Your environment matters too. If you’re home alone, play English podcasts softly in the background. Repetition seeps in. If your family’s willing, try a rule: only English during breakfast. At my house, “mistake English” is still better than no English. We’ve had kitchen debates over the word “broccoli” that cracked us up, but every stumble was progress.

Boosting Memory and Speed for Fluent, Spontaneous Speaking

Fluency isn’t just about “knowing” words; it’s about recalling them instantly, with the right structure and rhythm. Ever met someone who knows hundreds of words but freezes in a real chat? The gap is speed, not knowledge. You want fast, seamless recall—and your brain can absolutely learn this with some targeted memory tricks.

First, connect new words to personal stories. Let’s say you learn “remarkable.” Right away, make it about your life: “My last trip to Goa was remarkable because I learned to surf.” Those little connections work wonders. If you try to memorize words in isolation, your brain won’t glue them to anything real—two hours later, you’ll forget. But hook them into a memory or feeling, and you’ll recall them in a flash when chatting.

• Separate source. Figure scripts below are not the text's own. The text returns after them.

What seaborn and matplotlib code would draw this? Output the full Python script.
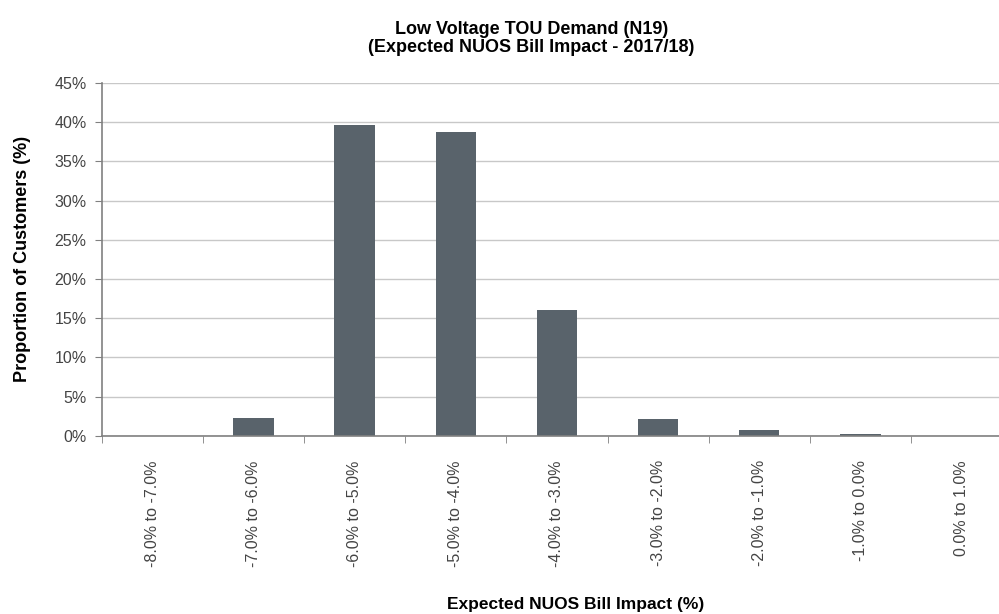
import numpy as np
import pandas as pd
import matplotlib
matplotlib.use("Agg")
import matplotlib.pyplot as plt
import seaborn as sns
from matplotlib.ticker import FixedLocator, PercentFormatter

# Data
categories = ["-8.0% to -7.0%", "-7.0% to -6.0%", "-6.0% to -5.0%", "-5.0% to -4.0%",
              "-4.0% to -3.0%", "-3.0% to -2.0%", "-2.0% to -1.0%", "-1.0% to 0.0%",
              "0.0% to 1.0%"]
proportions = [0.0, 2.3, 39.6, 38.8, 16.1, 2.2, 0.8, 0.2, 0.0]

df = pd.DataFrame({"impact": categories, "share": proportions})

sns.set_style("white")
plt.rcParams["font.family"] = ["Liberation Sans", "DejaVu Sans"]

fig = plt.figure(figsize=(9.99, 6.14), dpi=100)
ax = fig.add_axes([0.102, 0.290, 0.911, 0.575])

sns.barplot(data=df, x="impact", y="share", color="#59636b", width=0.4,
            saturation=1, linewidth=0, ax=ax, zorder=3)

ax.set_ylim(0, 45)
ax.set_xlim(-0.5, len(categories) - 0.5)
ax.yaxis.set_major_locator(FixedLocator(np.arange(0, 46, 5)))
ax.yaxis.set_major_formatter(PercentFormatter(decimals=0))
ax.grid(axis="y", color="#c8c8c8", linewidth=1, zorder=0)
ax.grid(axis="x", visible=False)

for side in ["top", "right"]:
    ax.spines[side].set_visible(False)
for side in ["left", "bottom"]:
    ax.spines[side].set_color("#808080")
    ax.spines[side].set_linewidth(1.2)
    ax.spines[side].set_zorder(4)

ax.tick_params(axis="y", which="major", left=True, length=5, color="#808080",
               labelsize=11.5, labelcolor="#444444", pad=6)
ax.tick_params(axis="x", which="major", bottom=False, labelsize=11.5,
               labelcolor="#444444", rotation=90, pad=14)
ax.xaxis.set_minor_locator(FixedLocator(np.arange(-0.5, len(categories), 1)))
ax.tick_params(axis="x", which="minor", bottom=True, length=5, color="#808080")

ax.set_xlabel("Expected NUOS Bill Impact (%)", fontsize=12.5, fontweight="bold",
              color="black")
ax.xaxis.set_label_coords(0.52, -0.455)
ax.set_ylabel("Proportion of Customers (%)", fontsize=13, fontweight="bold",
              color="black", labelpad=17)
fig.suptitle("Low Voltage TOU Demand (N19)\n(Expected NUOS Bill Impact - 2017/18)",
             fontsize=13, fontweight="bold", color="black", y=0.965, x=0.532,
             linespacing=1.05)

fig.savefig("out.png", dpi=100, facecolor="white")
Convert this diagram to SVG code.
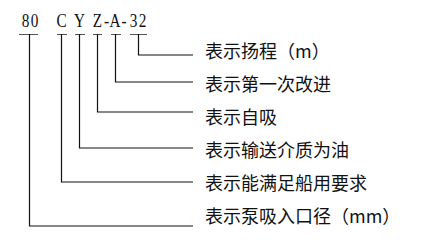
<svg xmlns="http://www.w3.org/2000/svg" width="421" height="242" viewBox="0 0 421 242">
<style>
.code{font-family:"Liberation Serif","Noto Serif",serif;font-size:18px;fill:#111;white-space:pre;text-anchor:middle}
.lbl{font-family:"Noto Sans CJK SC","Noto Sans",sans-serif;font-size:18px;fill:#111}
.ln{fill:none;stroke:#111;stroke-width:1.2}
.bar{fill:none;stroke:#555;stroke-width:1}
</style>
<rect width="421" height="242" fill="#fff"/>
<g id="code" transform="scale(0.85,1)">
<text class="code" x="30 40.6 51.2 61.8 72.4 82.9 93.5 104.1 114.7 125.3 135.3 145.9 157.1 167.6" y="27">80  C Y Z-A-32</text>
</g>
<g id="connectors">
<path class="bar" d="M19 34.5H38M57 34.5H67M75 34.5H85M93 34.5H102M111 34.5H121M130 34.5H147"/>
<path class="ln" d="M138.5 34V55H193"/>
<path class="ln" d="M115.5 34V82H193"/>
<path class="ln" d="M97.5 34V112H193"/>
<path class="ln" d="M79.5 34V148H193"/>
<path class="ln" d="M61.5 34V182H193"/>
<path class="ln" d="M29.5 34V226H193"/>
</g>
<g id="n1"><text class="lbl" x="205" y="58">表示扬程（m）</text></g>
<g id="n2"><text class="lbl" x="205" y="91">表示第一次改进</text></g>
<g id="n3"><text class="lbl" x="205" y="124">表示自吸</text></g>
<g id="n4"><text class="lbl" x="205" y="157">表示输送介质为油</text></g>
<g id="n5"><text class="lbl" x="205" y="190">表示能满足船用要求</text></g>
<g id="n6"><text class="lbl" x="205" y="223">表示泵吸入口径（mm）</text></g>
</svg>
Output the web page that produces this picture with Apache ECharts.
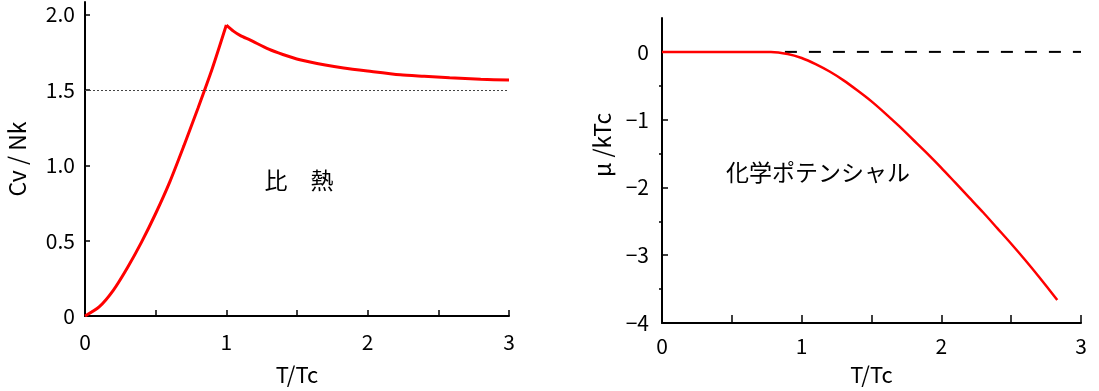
<!DOCTYPE html>
<html><head><meta charset="utf-8">
<script src="https://cdn.jsdelivr.net/npm/echarts@6/dist/echarts.min.js"></script>
<style>html,body{margin:0;padding:0;background:#fff}#c{width:1099px;height:391px}</style>
</head><body><div id="c"></div>
<script>
const FONT = '"Noto Sans CJK JP", "Noto Sans", sans-serif';

// Left panel: specific heat Cv/Nk vs T/Tc
const heatBelowT  = [0, 0.1, 0.2, 0.3, 0.4, 0.5, 0.6, 0.7, 0.8, 0.9, 1.0];
const heatBelowCv = [0, 0.06, 0.17, 0.32, 0.49, 0.68, 0.89, 1.13, 1.38, 1.64, 1.93];
const heatAboveT  = [1.0, 1.05, 1.1, 1.17, 1.3, 1.4, 1.52, 1.7, 1.83, 2.0, 2.23, 2.4, 2.58, 2.8, 3.0];
const heatAboveCv = [1.93, 1.89, 1.86, 1.83, 1.77, 1.735, 1.70, 1.665, 1.645, 1.625, 1.60, 1.59, 1.58, 1.57, 1.565];
const classicalLimit = 1.5;

// Right panel: chemical potential mu/kTc vs T/Tc
const muT = [0, 0.5, 0.78, 0.9, 1.0, 1.1, 1.2, 1.3, 1.4, 1.5, 1.6, 1.7, 1.8, 1.9, 2.0, 2.1, 2.2, 2.3, 2.4, 2.5, 2.6, 2.7, 2.83];
const muV = [0, 0, 0, -0.03, -0.09, -0.18, -0.29, -0.42, -0.57, -0.73, -0.91, -1.10, -1.30, -1.50, -1.71, -1.93, -2.15, -2.37, -2.60, -2.83, -3.07, -3.32, -3.66];
const zeroT = [0.88, 3.0];
const zeroV = [0, 0];

// Tick values
const leftYLabels = [0, 0.5, 1.0, 1.5, 2.0];
const rightYMajor = [-4, -3, -2, -1, 0];
const rightYMinor = [-3.5, -2.5, -1.5, -0.5];

const pairs = (xs, ys) => xs.map((x, i) => [x, ys[i]]);
const txt = {color: '#000', fontFamily: FONT, fontSize: 21};
const axisLine = {show: true, onZero: false, lineStyle: {color: '#000', width: 2}};

const chart = echarts.init(document.getElementById('c'), null, {renderer: 'canvas'});
chart.setOption({
  backgroundColor: '#fff',
  animation: false,
  grid: [
    {left: 85, top: 2, width: 424, height: 325},
    {left: 662, top: 18, width: 419, height: 308}
  ],
  xAxis: [
    {type: 'value', gridIndex: 0, min: 0, max: 3, interval: 0.5,
     name: 'T/Tc', nameLocation: 'middle', nameGap: 48, nameTextStyle: {color: '#000', fontFamily: FONT, fontSize: 22},
     axisLine: axisLine,
     axisTick: {show: true, inside: true, length: 6, lineStyle: {color: '#000', width: 1.5}},
     axisLabel: Object.assign({margin: 16, formatter: v => (Number.isInteger(v) ? String(v) : '')}, txt),
     splitLine: {show: false}},
    {type: 'value', gridIndex: 1, min: 0, max: 3, interval: 0.5,
     name: 'T/Tc', nameLocation: 'middle', nameGap: 41, nameTextStyle: {color: '#000', fontFamily: FONT, fontSize: 22},
     axisLine: axisLine,
     axisTick: {show: true, inside: true, length: 8, lineStyle: {color: '#000', width: 1.5}},
     axisLabel: Object.assign({margin: 13, formatter: v => (Number.isInteger(v) ? String(v) : '')}, txt),
     splitLine: {show: false}}
  ],
  yAxis: [
    {type: 'value', gridIndex: 0, min: 0, max: 2.083,
     name: 'Cv / Nk', nameLocation: 'middle', nameGap: 56, nameRotate: 90,
     nameTextStyle: {color: '#000', fontFamily: FONT, fontSize: 23},
     axisLine: axisLine,
     axisTick: {show: true, inside: true, length: 5, customValues: leftYLabels, lineStyle: {color: '#000', width: 1.5}},
     axisLabel: Object.assign({margin: 10, customValues: leftYLabels, formatter: v => (v === 0 ? '0' : v.toFixed(1))}, txt),
     splitLine: {show: false}},
    {type: 'value', gridIndex: 1, min: -4, max: 0.5,
     axisLine: axisLine,
     axisTick: {show: true, inside: true, length: 6, customValues: rightYMajor, lineStyle: {color: '#000', width: 1.5}},
     axisLabel: Object.assign({margin: 13, customValues: rightYMajor, formatter: v => String(v).replace('-', '\u2212')}, txt),
     splitLine: {show: false}},
    {type: 'value', gridIndex: 1, min: -4, max: 0.5,
     axisLine: {show: false},
     axisTick: {show: true, inside: true, length: 3, customValues: rightYMinor, lineStyle: {color: '#000', width: 1.5}},
     axisLabel: {show: false},
     splitLine: {show: false}}
  ],
  graphic: [
    {type: 'text', x: 299, y: 180, style: {text: '比\u3000熱', fill: '#000', font: '23px ' + FONT, textAlign: 'center', textVerticalAlign: 'middle'}},
    {type: 'text', x: 818, y: 172, style: {text: '化学ポテンシャル', fill: '#000', font: '23px ' + FONT, textAlign: 'center', textVerticalAlign: 'middle'}},
    {type: 'text', x: 602, y: 145, rotation: Math.PI / 2, style: {text: 'μ /kTc', fill: '#000', font: '23px ' + FONT, textAlign: 'center', textVerticalAlign: 'middle'}}
  ],
  series: [
    {type: 'line', xAxisIndex: 0, yAxisIndex: 0, data: pairs(heatBelowT, heatBelowCv), smooth: 0.25,
     symbol: 'none', lineStyle: {color: '#ff0000', width: 3}, z: 3,
     markLine: {silent: true, symbol: 'none', label: {show: false},
       lineStyle: {color: '#444', width: 1, type: [2, 2]}, data: [{yAxis: classicalLimit}]}},
    {type: 'line', xAxisIndex: 0, yAxisIndex: 0, data: pairs(heatAboveT, heatAboveCv), smooth: 0.25,
     symbol: 'none', lineStyle: {color: '#ff0000', width: 3}, z: 3},
    {type: 'line', xAxisIndex: 1, yAxisIndex: 1, data: pairs(zeroT, zeroV),
     symbol: 'none', lineStyle: {color: '#000', width: 2, type: [12, 12]}, z: 2},
    {type: 'line', xAxisIndex: 1, yAxisIndex: 1, data: pairs(muT, muV), smooth: 0.25,
     symbol: 'none', lineStyle: {color: '#ff0000', width: 2.5}, z: 3}
  ]
});
</script></body></html>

Practice with sentence templates, not just single words. Instead of “happy = खुश,” learn three ways: “I’m so happy for you!” or “That song makes me happy.” The brain runs on patterns, not lists. The more repeated quick sentences you have stashed away, the more your speaking speeds up. Native English speakers use thousands of fixed phrases (“You know what I mean?”, “To be honest…”) that slip out automatically—if you copy their style, you’ll sound much more natural too.

Don’t underestimate review cycles. Every few days, go back and re-say old phrases you learned last week. Use flashcards, voice notes, or sticky notes around your room. The more you recall words and phrases under a little pressure (even if it’s just a phone timer), the deeper they settle in.

For memory boosts, try the “memory palace” technique. Picture your home and mentally ‘place’ new English words in specific rooms. Next time you need the word “umbrella,” imagine yourself picking it up at your front door. This silly-sounding trick actually works—researchers at University College London tracked students and found memory palace users remembered 20% more vocabulary over a summer than those using plain lists.

Lastly, test your brain by speaking under distraction, just like real-life situations. Turn on music, walk around, or talk while cooking—anything that mimics real world interruptions. The best English speakers aren’t flawless, but they can recover fast when distracted. You’ll mess up, you’ll laugh, but over time, your recall sharpens like muscle memory.

One final fact: Only about 2% of adult learners ever “feel” 100% ready before they start speaking. Don’t wait for confidence to show up before you practice—speak first, and confidence will follow. Your brain is waiting for you to show it that English is more than a subject. It’s a tool, a key—a real part of life. Train it to believe that, and you’ll be thinking, dreaming, and living in English, one brain cell at a time.